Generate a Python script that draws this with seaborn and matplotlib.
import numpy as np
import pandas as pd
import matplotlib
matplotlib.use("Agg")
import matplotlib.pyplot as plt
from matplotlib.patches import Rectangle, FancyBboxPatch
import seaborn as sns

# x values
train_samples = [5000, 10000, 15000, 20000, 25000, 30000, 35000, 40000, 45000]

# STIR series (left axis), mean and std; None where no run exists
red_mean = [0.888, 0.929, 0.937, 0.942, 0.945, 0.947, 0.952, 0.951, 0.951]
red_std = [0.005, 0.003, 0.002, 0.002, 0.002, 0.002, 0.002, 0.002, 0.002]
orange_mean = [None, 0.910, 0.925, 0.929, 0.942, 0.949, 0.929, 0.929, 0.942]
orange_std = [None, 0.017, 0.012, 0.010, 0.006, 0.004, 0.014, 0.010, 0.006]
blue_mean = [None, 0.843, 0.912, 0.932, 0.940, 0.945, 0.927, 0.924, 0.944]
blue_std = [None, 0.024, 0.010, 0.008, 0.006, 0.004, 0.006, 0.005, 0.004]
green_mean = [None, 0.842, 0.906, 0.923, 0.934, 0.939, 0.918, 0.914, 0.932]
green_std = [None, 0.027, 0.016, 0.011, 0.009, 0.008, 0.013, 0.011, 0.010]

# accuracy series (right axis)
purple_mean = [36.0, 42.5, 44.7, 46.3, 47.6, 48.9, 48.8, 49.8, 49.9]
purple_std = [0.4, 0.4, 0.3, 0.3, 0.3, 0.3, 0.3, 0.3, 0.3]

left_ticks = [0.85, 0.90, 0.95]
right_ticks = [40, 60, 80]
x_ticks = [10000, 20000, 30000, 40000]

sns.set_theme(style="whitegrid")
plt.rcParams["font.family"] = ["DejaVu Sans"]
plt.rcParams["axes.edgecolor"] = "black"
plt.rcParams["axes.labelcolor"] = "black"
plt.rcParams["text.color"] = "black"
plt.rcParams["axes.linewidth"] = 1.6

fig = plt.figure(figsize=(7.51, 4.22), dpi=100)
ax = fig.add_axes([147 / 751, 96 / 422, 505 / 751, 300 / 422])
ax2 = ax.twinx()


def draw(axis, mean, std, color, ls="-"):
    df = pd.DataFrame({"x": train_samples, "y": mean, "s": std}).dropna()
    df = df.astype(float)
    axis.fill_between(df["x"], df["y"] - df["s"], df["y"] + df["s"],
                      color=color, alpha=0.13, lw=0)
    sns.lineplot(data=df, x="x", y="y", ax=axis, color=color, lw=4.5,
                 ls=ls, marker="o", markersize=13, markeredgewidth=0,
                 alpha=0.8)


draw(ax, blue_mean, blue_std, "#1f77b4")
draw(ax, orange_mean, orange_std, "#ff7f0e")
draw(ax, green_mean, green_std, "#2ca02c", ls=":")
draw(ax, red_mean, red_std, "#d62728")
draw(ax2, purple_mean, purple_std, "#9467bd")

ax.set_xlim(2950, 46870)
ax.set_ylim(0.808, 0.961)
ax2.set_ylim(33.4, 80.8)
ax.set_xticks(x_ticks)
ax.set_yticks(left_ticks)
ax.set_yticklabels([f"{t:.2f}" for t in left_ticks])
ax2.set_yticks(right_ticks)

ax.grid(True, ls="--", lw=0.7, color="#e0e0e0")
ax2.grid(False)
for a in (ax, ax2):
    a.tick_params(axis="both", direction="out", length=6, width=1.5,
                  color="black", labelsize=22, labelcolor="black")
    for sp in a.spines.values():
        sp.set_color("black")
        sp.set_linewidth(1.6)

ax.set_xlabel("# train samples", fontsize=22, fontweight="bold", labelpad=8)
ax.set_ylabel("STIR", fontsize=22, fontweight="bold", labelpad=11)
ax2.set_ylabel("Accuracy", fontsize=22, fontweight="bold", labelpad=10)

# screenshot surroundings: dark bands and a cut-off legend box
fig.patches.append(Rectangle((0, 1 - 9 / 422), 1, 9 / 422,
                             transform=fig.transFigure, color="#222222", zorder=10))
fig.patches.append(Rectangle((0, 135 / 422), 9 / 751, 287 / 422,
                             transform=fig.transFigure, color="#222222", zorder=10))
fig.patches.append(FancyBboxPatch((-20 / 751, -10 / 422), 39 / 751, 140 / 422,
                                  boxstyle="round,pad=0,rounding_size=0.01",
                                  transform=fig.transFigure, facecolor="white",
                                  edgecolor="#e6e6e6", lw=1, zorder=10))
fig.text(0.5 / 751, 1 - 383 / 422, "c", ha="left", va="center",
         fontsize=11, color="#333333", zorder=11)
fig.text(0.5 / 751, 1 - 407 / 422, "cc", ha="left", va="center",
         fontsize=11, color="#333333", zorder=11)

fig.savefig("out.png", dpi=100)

________________________

__WHAT NEEDS TO BE DONE__
Output all of the material, please, exactly as it stands.

__RESULT FOR THIS TASK__
Generate a Python script that draws this with seaborn and matplotlib.
import numpy as np
import pandas as pd
import matplotlib
matplotlib.use("Agg")
import matplotlib.pyplot as plt
from matplotlib.patches import Rectangle, FancyBboxPatch
import seaborn as sns

# x values
train_samples = [5000, 10000, 15000, 20000, 25000, 30000, 35000, 40000, 45000]

# STIR series (left axis), mean and std; None where no run exists
red_mean = [0.888, 0.929, 0.937, 0.942, 0.945, 0.947, 0.952, 0.951, 0.951]
red_std = [0.005, 0.003, 0.002, 0.002, 0.002, 0.002, 0.002, 0.002, 0.002]
orange_mean = [None, 0.910, 0.925, 0.929, 0.942, 0.949, 0.929, 0.929, 0.942]
orange_std = [None, 0.017, 0.012, 0.010, 0.006, 0.004, 0.014, 0.010, 0.006]
blue_mean = [None, 0.843, 0.912, 0.932, 0.940, 0.945, 0.927, 0.924, 0.944]
blue_std = [None, 0.024, 0.010, 0.008, 0.006, 0.004, 0.006, 0.005, 0.004]
green_mean = [None, 0.842, 0.906, 0.923, 0.934, 0.939, 0.918, 0.914, 0.932]
green_std = [None, 0.027, 0.016, 0.011, 0.009, 0.008, 0.013, 0.011, 0.010]

# accuracy series (right axis)
purple_mean = [36.0, 42.5, 44.7, 46.3, 47.6, 48.9, 48.8, 49.8, 49.9]
purple_std = [0.4, 0.4, 0.3, 0.3, 0.3, 0.3, 0.3, 0.3, 0.3]

left_ticks = [0.85, 0.90, 0.95]
right_ticks = [40, 60, 80]
x_ticks = [10000, 20000, 30000, 40000]

sns.set_theme(style="whitegrid")
plt.rcParams["font.family"] = ["DejaVu Sans"]
plt.rcParams["axes.edgecolor"] = "black"
plt.rcParams["axes.labelcolor"] = "black"
plt.rcParams["text.color"] = "black"
plt.rcParams["axes.linewidth"] = 1.6

fig = plt.figure(figsize=(7.51, 4.22), dpi=100)
ax = fig.add_axes([147 / 751, 96 / 422, 505 / 751, 300 / 422])
ax2 = ax.twinx()


def draw(axis, mean, std, color, ls="-"):
    df = pd.DataFrame({"x": train_samples, "y": mean, "s": std}).dropna()
    df = df.astype(float)
    axis.fill_between(df["x"], df["y"] - df["s"], df["y"] + df["s"],
                      color=color, alpha=0.13, lw=0)
    sns.lineplot(data=df, x="x", y="y", ax=axis, color=color, lw=4.5,
                 ls=ls, marker="o", markersize=13, markeredgewidth=0,
                 alpha=0.8)


draw(ax, blue_mean, blue_std, "#1f77b4")
draw(ax, orange_mean, orange_std, "#ff7f0e")
draw(ax, green_mean, green_std, "#2ca02c", ls=":")
draw(ax, red_mean, red_std, "#d62728")
draw(ax2, purple_mean, purple_std, "#9467bd")

ax.set_xlim(2950, 46870)
ax.set_ylim(0.808, 0.961)
ax2.set_ylim(33.4, 80.8)
ax.set_xticks(x_ticks)
ax.set_yticks(left_ticks)
ax.set_yticklabels([f"{t:.2f}" for t in left_ticks])
ax2.set_yticks(right_ticks)

ax.grid(True, ls="--", lw=0.7, color="#e0e0e0")
ax2.grid(False)
for a in (ax, ax2):
    a.tick_params(axis="both", direction="out", length=6, width=1.5,
                  color="black", labelsize=22, labelcolor="black")
    for sp in a.spines.values():
        sp.set_color("black")
        sp.set_linewidth(1.6)

ax.set_xlabel("# train samples", fontsize=22, fontweight="bold", labelpad=8)
ax.set_ylabel("STIR", fontsize=22, fontweight="bold", labelpad=11)
ax2.set_ylabel("Accuracy", fontsize=22, fontweight="bold", labelpad=10)

# screenshot surroundings: dark bands and a cut-off legend box
fig.patches.append(Rectangle((0, 1 - 9 / 422), 1, 9 / 422,
                             transform=fig.transFigure, color="#222222", zorder=10))
fig.patches.append(Rectangle((0, 135 / 422), 9 / 751, 287 / 422,
                             transform=fig.transFigure, color="#222222", zorder=10))
fig.patches.append(FancyBboxPatch((-20 / 751, -10 / 422), 39 / 751, 140 / 422,
                                  boxstyle="round,pad=0,rounding_size=0.01",
                                  transform=fig.transFigure, facecolor="white",
                                  edgecolor="#e6e6e6", lw=1, zorder=10))
fig.text(0.5 / 751, 1 - 383 / 422, "c", ha="left", va="center",
         fontsize=11, color="#333333", zorder=11)
fig.text(0.5 / 751, 1 - 407 / 422, "cc", ha="left", va="center",
         fontsize=11, color="#333333", zorder=11)

fig.savefig("out.png", dpi=100)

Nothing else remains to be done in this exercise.